Australian Commentary (10)

Staying away from Subsidies

It’s good that the Federal government has refused to hand over $25 million of taxpayers’ money to SPC, which has a fruit and vegetable cannery based at Shepparton in Victoria.

Why am I rejoicing? Economic reality is finally setting in, after a debate that has included flights of fantasy. Even the local Coalition member, Sharman Stone, couldn’t (or wouldn’t) come down on the side of the government. Yes, her position was a difficult one, not wanting to see her local people possibly lose their jobs.

But government “support” for industry always means taking money from the productive people in the community, and giving it to the unproductive. What is that? Injustice, theft, and plain madness.

What government would want to do that? Well, lots of governments do, especially if they are utterly ignorant and insensitive to the basic issues of profit and loss that govern industries. And if industries around the world ran their financial affairs the way some governments do, they would be out of business very quickly.

The Prime Minister indicated that

This is a government that will make sure that the restructuring that some Australian businesses need, some Australian sectors need, is led by business, as it should be. And we will set the parameters. We will ensure that the climate is as good as it possibly can (be) for those businesses to do what is necessary, to restructure, to survive, to employ.[1]

Business can be very tough, I understand that. It’s especially tough in Australia competing against imported food-stuffs, produced in places around the world that don’t have Australia’s wage costs and conditions of employment. We don’t have tariffs: thank God we don’t.

It’s also tough if management is casual about costs, and fails to make every effort to ensure the company maximises the potential for profits, annually.

And there’s another thing to say about that. People like to work in businesses that are well run, where they aren’t seeing lots of wasted time and money. They say to themselves, “My effort is worth it, and management knows what it’s doing.”

Companies that are doing well, can afford to pay their employees well, and well-paid employees tend to stick around. It becomes a self-perpetuating profit and business opportunity for the long-term. Employees and employers know that they need each other, and that it’s important to get along with each other. That’s business-that’s life.

And it’s no accident that industries that are struggling today, are frequently dominated by unions. If they’ve succeeded in strong-arming the management of a company, it only becomes a matter of time before that business is no longer competitive, and out the gate.

Judith Sloan points out that

For a mid-level production worker [at SPC], the current base rate of pay is $26.15 per hour before allowances and overtime. This compares with the award rate of pay of $19.07 per hour. This is a pay gap of more than 37 per cent.

According to the agreement, a union representative must be in attendance at a new employee’s induction and the company must encourage workers to join the union. Let’s face it, SPC Ardmona is a union shop.[2]

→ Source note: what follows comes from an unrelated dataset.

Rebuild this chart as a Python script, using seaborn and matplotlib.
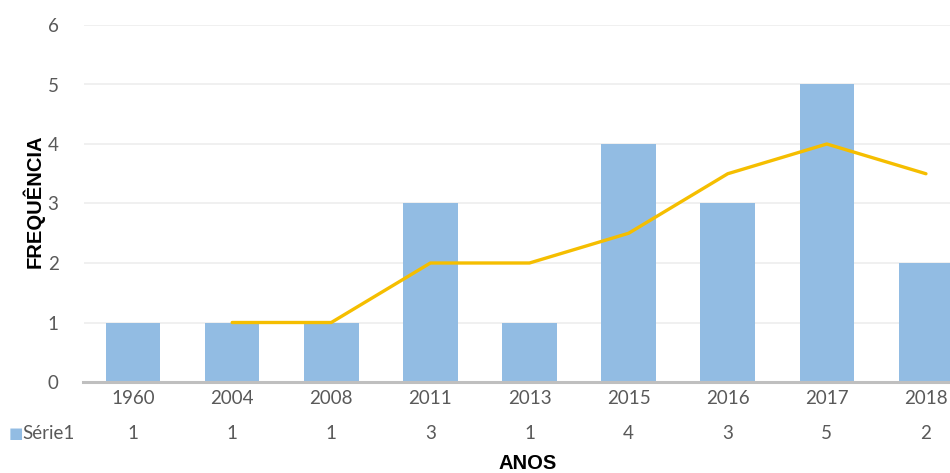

Does that mean that unionism is wrong? Not at all, but the realistic union member will understand that intimidation has a very short-term success story. This is why Holden is in such serious trouble: its management was a bunch of cowards.

Now, the management at SPC will have to successfully run their business, or quit. It puts them and their employees under pressure, and there is nothing wrong with that.

I guess there would be some reading this, who would be saying, “That Andrew McColl’s a hard man. What about some sympathy and care for working people?”

Well, I believe in care and sympathy for working people. And the thing that working people want, is a job with a secure future. But when employees price themselves out of a job, they destroy their employment future.

And there’s more. Minimum wage laws actually reduce employment, pushing more people onto the dole.

Why? Because they make it too expensive to hire staff. If I have to pay $25/hour for staff in my coffee-shop because the law requires me to, but I can only afford $22/hour, I’ll say “Forget it.” But when someone says to me, “I’ll work for you for $20/hour,” I’ll say, “You’ve got a job!”

The Bible warns us that “…even the compassion of the wicked are cruel” (Prov.12:10). Those people who purport to be on the side of workers, demanding that employers pay unrealistic salaries that only drive a company into bankruptcy, are working to destroy the jobs of those they claim to be assisting. Employers can offer work, when the price of labour drops sufficiently to make it profitable to do so. They don’t give their money away unprofitably, and neither should they be expected to.

Conclusion:                                                                                                                              

Modern Australians must be wise enough to reject the foolish economic notions that have plagued us for decades, indicating there is always cash in the government’s back-pack. There isn’t. Government money comes from the taxpayer’s back pocket, and nowhere else. SPC having to face the challenges of the free-market without government assistance, painful as it may be, is best for the company, its employees and us.


[1]  ‘Abbott Government Rejects Aid Package for SPC Ardmona,’ “The Australian,” 30/1/2014.

[2] Judith Sloan, “SPC Nothing Short of Union Shop,” ‘The Australian,’ 3/2/2014.